Sadly, that differentiation is just.. a huge nuisance when it means you have to wait an extra 60-90 days to get software updates. that should be a deal breaker right there.
HTC... your hardware is beautiful. don't worry. If you ship stock Froyo (as you're finally doing in China) the phones will fly off the shelves. Just keep putting big dollars into sick hardware. Get the software people to develop sweet Android apps and sell them in the store.
@Wesscoast
fair enough, cheers for clearing that up for me, i was misguided! :)
@Wesscoast I don't know about that... I'm sure Sense plays a role in at 'least *some* of the dev time for an OS update, but carrier validation probably accounts for the biggest chunk block of time before said update is released. Look at other phones running plain Android, like the Moment or the myTouch 3G... 2.1 took just as long to get to those phones as it took to get to the Hero.

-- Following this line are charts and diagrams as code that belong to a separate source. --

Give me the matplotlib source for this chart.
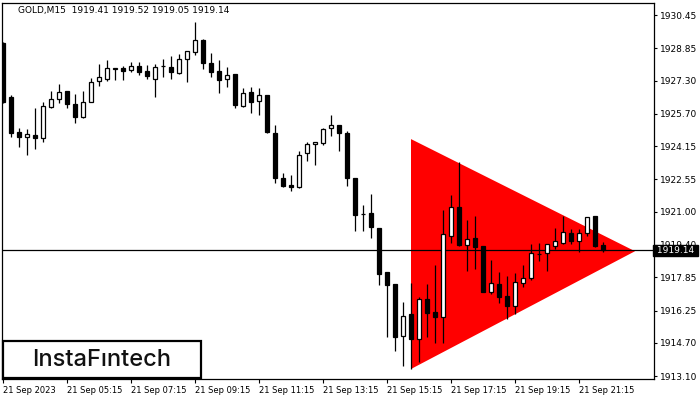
import matplotlib
matplotlib.use("Agg")
import matplotlib.pyplot as plt
from matplotlib.patches import Rectangle, Polygon
import numpy as np

# OHLC of the 76 fifteen-minute GOLD candles
opens = [1929.10, 1926.51, 1924.83, 1924.59, 1924.68, 1924.54, 1926.03, 1926.41, 1926.80, 1926.17,
         1925.55, 1926.27, 1927.28, 1927.37, 1927.88, 1927.90, 1927.81, 1928.00, 1927.76, 1927.37,
         1928.00, 1927.95, 1927.66, 1928.34, 1928.67, 1929.25, 1928.14, 1927.76, 1927.37, 1927.61,
         1926.08, 1926.75, 1926.32, 1926.61, 1924.78, 1922.62, 1922.28, 1922.18, 1923.82, 1924.25,
         1924.30, 1925.02, 1925.16, 1924.78, 1922.62, 1920.87, 1920.93, 1920.21, 1918.10, 1917.52,
         1915.02, 1916.08, 1914.88, 1916.80, 1916.18, 1915.94, 1919.83, 1921.22, 1919.40, 1919.73,
         1919.35, 1917.14, 1917.52, 1916.95, 1916.47, 1917.57, 1917.81, 1918.96, 1919.01, 1919.35,
         1919.49, 1919.97, 1919.59, 1919.97, 1920.79, 1919.41]
highs = [1929.15, 1926.61, 1925.02, 1924.97, 1925.98, 1926.27, 1926.80, 1927.13, 1926.82, 1926.65,
         1926.80, 1927.42, 1928.10, 1928.29, 1927.92, 1928.00, 1928.19, 1928.19, 1928.05, 1928.10,
         1928.34, 1928.48, 1928.58, 1928.74, 1930.11, 1929.30, 1928.62, 1928.29, 1927.95, 1927.63,
         1926.94, 1926.99, 1926.94, 1926.63, 1925.16, 1922.86, 1922.76, 1923.91, 1924.35, 1924.37,
         1925.02, 1925.64, 1925.18, 1924.87, 1922.64, 1921.32, 1921.85, 1920.23, 1918.12, 1917.54,
         1916.66, 1917.57, 1916.90, 1917.52, 1918.44, 1921.08, 1921.80, 1923.38, 1920.60, 1920.79,
         1919.37, 1918.67, 1918.10, 1917.91, 1918.05, 1918.44, 1919.45, 1919.49, 1919.47, 1920.21,
         1920.79, 1920.16, 1920.16, 1920.76, 1920.81, 1919.52]
lows = [1926.22, 1924.59, 1924.11, 1923.72, 1924.01, 1924.35, 1926.00, 1926.22, 1925.98, 1925.26,
        1925.52, 1926.25, 1927.04, 1927.28, 1927.33, 1927.33, 1927.71, 1927.57, 1927.37, 1926.51,
        1927.47, 1927.37, 1927.64, 1927.23, 1928.53, 1927.85, 1927.47, 1926.70, 1926.99, 1925.98,
        1926.03, 1925.74, 1925.64, 1924.78, 1922.38, 1922.18, 1921.99, 1922.16, 1923.43, 1923.24,
        1924.20, 1924.63, 1923.91, 1922.23, 1920.07, 1920.07, 1919.73, 1917.47, 1914.97, 1914.30,
        1913.58, 1913.44, 1913.77, 1914.97, 1914.69, 1914.69, 1919.49, 1919.35, 1918.15, 1918.24,
        1917.12, 1917.04, 1916.61, 1915.84, 1916.08, 1917.38, 1917.71, 1918.63, 1918.15, 1919.21,
        1919.47, 1919.45, 1919.06, 1919.83, 1919.30, 1919.05]
closes = [1926.27, 1924.78, 1924.59, 1924.73, 1924.54, 1926.08, 1926.41, 1926.75, 1926.17, 1925.55,
          1926.27, 1927.23, 1927.47, 1927.90, 1927.90, 1927.76, 1928.00, 1927.71, 1927.52, 1927.95,
          1928.02, 1927.71, 1928.34, 1928.72, 1929.25, 1928.14, 1927.71, 1927.33, 1927.57, 1926.12,
          1926.70, 1926.27, 1926.61, 1924.83, 1922.62, 1922.23, 1922.18, 1923.72, 1924.25, 1924.35,
          1924.97, 1925.16, 1924.78, 1922.62, 1920.84, 1920.89, 1920.26, 1918.00, 1917.47, 1914.97,
          1915.98, 1914.88, 1916.80, 1916.13, 1915.94, 1919.93, 1921.22, 1919.40, 1919.69, 1919.30,
          1917.14, 1917.57, 1916.90, 1916.47, 1917.62, 1917.81, 1919.01, 1918.98, 1919.45, 1919.59,
          1920.02, 1919.59, 1919.97, 1920.74, 1919.35, 1919.14]

# symmetrical triangle pattern (bar index, price)
tri_bars = [51, 51, 79]
tri_prices = [1924.49, 1913.44, 1919.10]

bid = 1919.14
title = "GOLD,M15  1919.41 1919.52 1919.05 1919.14"

y_ticks = [1930.45, 1928.85, 1927.30, 1925.70, 1924.15, 1922.55, 1921.00,
           1919.40, 1917.85, 1916.25, 1914.70, 1913.10]
x_tick_bars = [0, 8, 16, 24, 32, 40, 48, 56, 64, 72]
x_tick_labels = ["21 Sep 2023", "21 Sep 05:15", "21 Sep 07:15", "21 Sep 09:15", "21 Sep 11:15",
                 "21 Sep 13:15", "21 Sep 15:15", "21 Sep 17:15", "21 Sep 19:15", "21 Sep 21:15"]

fig = plt.figure(figsize=(7, 4), dpi=100)
ax = fig.add_axes([2 / 700, 21 / 400, 652 / 700, 376 / 400])

idx = np.arange(len(opens))
o = np.array(opens)
h = np.array(highs)
l = np.array(lows)
c = np.array(closes)

# red triangle behind the candles
ax.add_patch(Polygon(np.column_stack([tri_bars, tri_prices]), closed=True,
                     facecolor="#ff0000", edgecolor="none", zorder=1))

# bid line
ax.axhline(bid, color="black", lw=0.9, zorder=2)

# wicks then bodies
ax.vlines(idx, l, h, color="black", lw=0.9, zorder=3)
up = c >= o
body_lo = np.minimum(o, c)
body_h = np.maximum(np.abs(c - o), 0.02)
ax.bar(idx[up], body_h[up], bottom=body_lo[up], width=0.6, color="white",
       edgecolor="black", linewidth=0.9, zorder=4)
ax.bar(idx[~up], body_h[~up], bottom=body_lo[~up], width=0.6, color="black",
       edgecolor="black", linewidth=0.9, zorder=4)

ax.set_xlim(-0.125, 81.375)
ax.set_ylim(1912.96, 1931.03)

# axes look like the terminal window
for s in ax.spines.values():
    s.set_color("black")
    s.set_linewidth(0.9)
ax.yaxis.tick_right()
ax.set_yticks(y_ticks)
ax.set_yticklabels([f"{v:.2f}" for v in y_ticks])
ax.tick_params(axis="y", direction="out", length=2.5, width=0.8, pad=2,
               labelsize=6.5, colors="black")
ax.set_xticks(x_tick_bars)
ax.set_xticklabels(x_tick_labels)
ax.tick_params(axis="x", direction="out", length=3, width=0.8, pad=2,
               labelsize=6.0, colors="black")
for lab in ax.get_xticklabels():
    lab.set_ha("left")

# current price tag on the right scale (covers most of the 1919.40 label, as in MT4)
ax.text(1.0, bid, " 1919.14 ", transform=ax.get_yaxis_transform(),
        ha="left", va="center", fontsize=6.5, color="white", zorder=10,
        bbox=dict(boxstyle="square,pad=0.15", facecolor="black", edgecolor="black"),
        clip_on=False)

# symbol / OHLC header
fig.text(18 / 700, 1 - 11 / 400, title, fontsize=6.5, color="black",
         ha="left", va="center")

# logo box
fig.add_artist(Rectangle((3 / 700, 22 / 400), 198 / 700, 37 / 400,
                         transform=fig.transFigure, facecolor="white",
                         edgecolor="black", linewidth=1.6, zorder=20))
fig.text(102 / 700, 1 - 360 / 400, "InstaF\u0131ntech", fontsize=17,
         family="Inter", fontweight="medium", color="#111111",
         ha="center", va="center", zorder=21)

fig.savefig("out.png", dpi=100)
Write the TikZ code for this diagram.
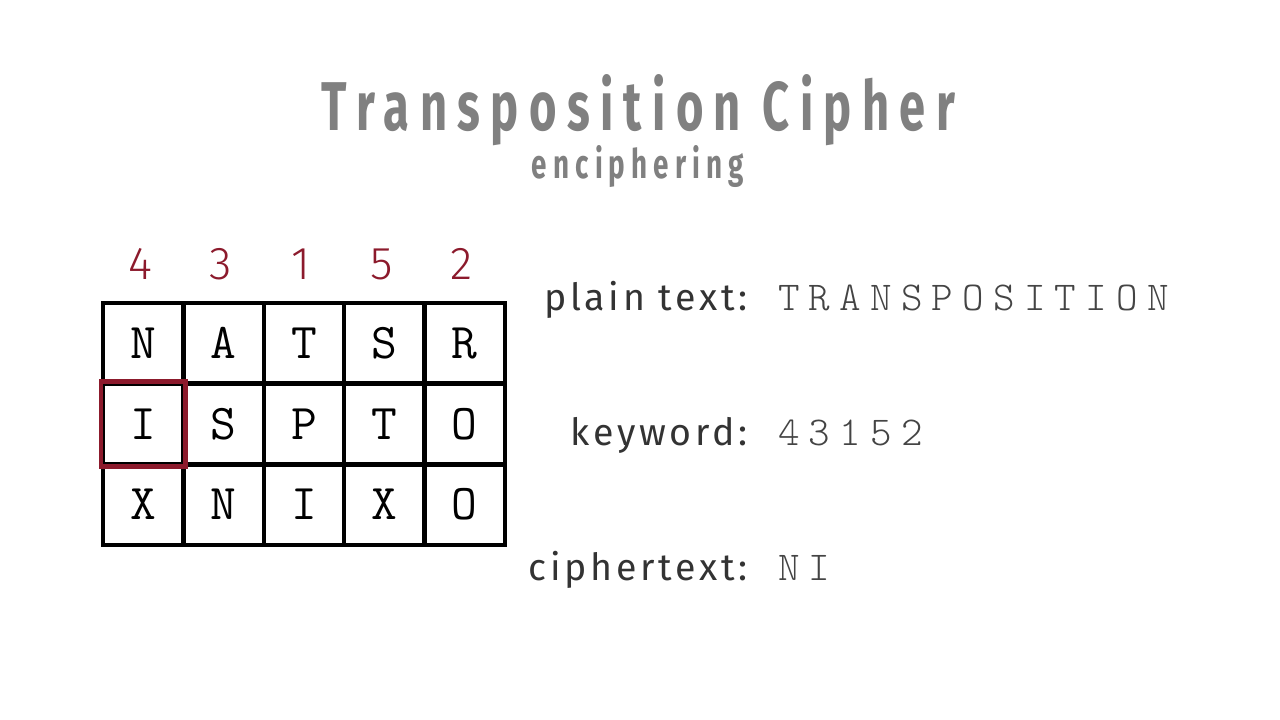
\documentclass[tikz,border=0pt]{standalone}
\usepackage{fontspec}
\usetikzlibrary{calc}
\setmainfont{Fira Sans}
\newfontfamily\titlef[LetterSpace=22]{Fira Sans}
\newfontfamily\labelf[LetterSpace=10]{Fira Sans}
\newfontfamily\monof{Latin Modern Mono}
\newfontfamily\monosp[LetterSpace=22.5]{Latin Modern Mono Light}
\newfontfamily\numf{Fira Sans Light}
\definecolor{titlegrey}{HTML}{808080}
\definecolor{labelgrey}{HTML}{333333}
\definecolor{monogrey}{HTML}{444444}
\definecolor{keyred}{HTML}{8C1A2C}
\begin{document}
\begin{tikzpicture}[x=1pt,y=-1pt,
  cell/.style={draw=black,line width=4.5pt,minimum width=80.4pt,minimum height=80.67pt,inner sep=0pt,
    font=\monof\fontsize{50}{50}\selectfont},
  colnum/.style={anchor=base,text=keyred,inner sep=0pt,font=\numf\fontsize{46}{46}\selectfont},
  lbl/.style={anchor=base east,inner sep=0pt,text=labelgrey,font=\labelf\fontsize{37.5}{37.5}\selectfont},
  val/.style={anchor=base west,inner sep=0pt,text=monogrey,font=\monosp\fontsize{41}{41}\selectfont},
  hilite/.style={draw=keyred,line width=4.5pt}]
\useasboundingbox (0,0) rectangle (1280,720);
\fill[white] (0,0) rectangle (1280,720);
% title
\node[anchor=base,inner sep=0pt,text=titlegrey] (title) at (638.5,130)
  {\resizebox{633pt}{56pt}{\titlef\bfseries Transposition Cipher}};
\node[anchor=base,inner sep=0pt,text=titlegrey] (sub) at (638,178)
  {\resizebox{212pt}{33pt}{\titlef\bfseries enciphering}};
% grid
\foreach \r/\row in {1/{N,A,T,S,R},2/{I,S,P,T,O},3/{X,N,I,X,O}}{
  \foreach \ch [count=\c] in \row {
    \node[cell] (c\r\c) at ({103+80.4*(\c-0.5)},{303+80.67*(\r-0.5)}) {\ch};
  }
}
\draw[hilite] (c21.south west) rectangle (c21.north east);
% column numbers
\foreach \n [count=\c] in {4,3,1,5,2}{
  \node[colnum] (k\c) at ($(c1\c.north)+(-3,-21)$) {\n};
}
% labels
\node[lbl] (lp) at (748,310) {plain text:};
\node[lbl] (lk) at (748,445) {keyword:};
\node[lbl] (lc) at (748,580) {ciphertext:};
\node[val] (vp) at (778,310) {TRANSPOSITION};
\node[val] (vk) at (778,445) {43152};
\node[val] (vc) at (778,580) {NI};
\end{tikzpicture}
\end{document}
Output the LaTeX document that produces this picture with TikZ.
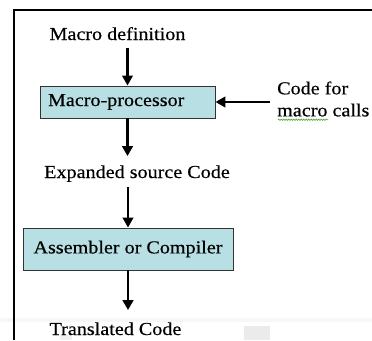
\documentclass[tikz,border=0pt]{standalone}
\usepackage{fontspec}
\setmainfont{Liberation Serif}[FakeStretch=1.1,FakeBold=0.4]
\usetikzlibrary{arrows.meta,decorations.pathmorphing}
\definecolor{boxfill}{RGB}{184,223,228}
\definecolor{spell}{RGB}{90,170,60}
\tikzset{
  lbl/.style={inner sep=0pt, font=\fontsize{18.3}{22}\selectfont},
  procbox/.style={draw=black!80, line width=0.9pt, fill=boxfill, inner sep=0pt,
    font=\fontsize{18.3}{22}\selectfont},
  arr/.style={line width=2.8pt, -{Triangle[width=10.5pt,length=10pt]}},
  frameline/.style={line width=1.4pt, black}
}
\begin{document}
\begin{tikzpicture}[x=1pt,y=-1pt]
\useasboundingbox (0,0) rectangle (372,340);
% faint scan artefacts
\fill[black!8] (244,326) rectangle (270,340);
\fill[black!3] (0,318) rectangle (372,322);
\fill[black!6] (60,334) rectangle (72,340);
% frame
\draw[frameline] (14,340) -- (14,10) -- (372,10);
% nodes
\node[lbl, anchor=base] (def) at (117.5,40) {Macro definition};
\node[procbox, minimum width=175pt, minimum height=32pt, text width=159pt, align=left] (mp) at (127.5,102) {Macro-processor};
\node[lbl, anchor=west, align=left] (cf) at (277,99) {Code for\\macro calls};
\node[lbl, anchor=base] (esc) at (137,178) {Expanded source Code};
\node[procbox, minimum width=210pt, minimum height=42pt] (asm) at (128,249) {Assembler or Compiler};
\node[lbl, anchor=base] (tc) at (115.5,335) {Translated Code};
% spell-check underline
\draw[spell, line width=0.7pt, decorate, decoration={snake, amplitude=0.7pt, segment length=2.5pt}]
  ([xshift=1pt,yshift=-3pt]cf.south west) -- ++(50,0);
% connectors
\draw[arr, shorten <=8pt] (mp.north |- def.south) -- (mp.north);
\draw[arr, shorten <=7pt] (mp.east -| cf.west) -- (mp.east);
\draw[arr, shorten >=9pt] (mp.south) -- (mp.south |- esc.north);
\draw[arr, shorten <=5pt] (asm.north |- esc.south) -- (asm.north);
\draw[arr, shorten >=12pt] (asm.south) -- (asm.south |- tc.north);
\end{tikzpicture}
\end{document}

I do agree certain parts of Sense don't need to be as deeply entrenched as they are, but a lot of people also underestimate many of the Sense tweaks and improvements. Those "share" shortcuts all over the place (browser, gallery, etc.) are super handy for instance.
@Wesscoast
That's just naive. Have you used Sense? If I had bought stock Android rather than a phone running sense I would have missed out on USB tethering out of the box, the FM radio (which I use a lot but isn't a big deal for others) the tight integration of the social networks I use (again not a huge deal for some but useful to many) pinch to zoom in places where Google themselves initially were reluctant to implement it (yes HTC were the first to ship working pinch to zoom) and a host of features that meant HTC phone were already a head of the curve. I'm running 2.2 on my HTC Desire now and because of the great work HTC has done I was pretty much up to date feature-wise back on 2.1 making this update not the huge leap it could have been.
So far only Flash availability and built in apps to SD are the standout additions. It was already plenty fast and none of the other "issues" have been show stoppers.
Having good looking hard ware is not going to be enough when making a purchasing decision. We're talking multi-million dollar corporations. Be realistic.
@Wesscoast
did you forget about required carrier customizations?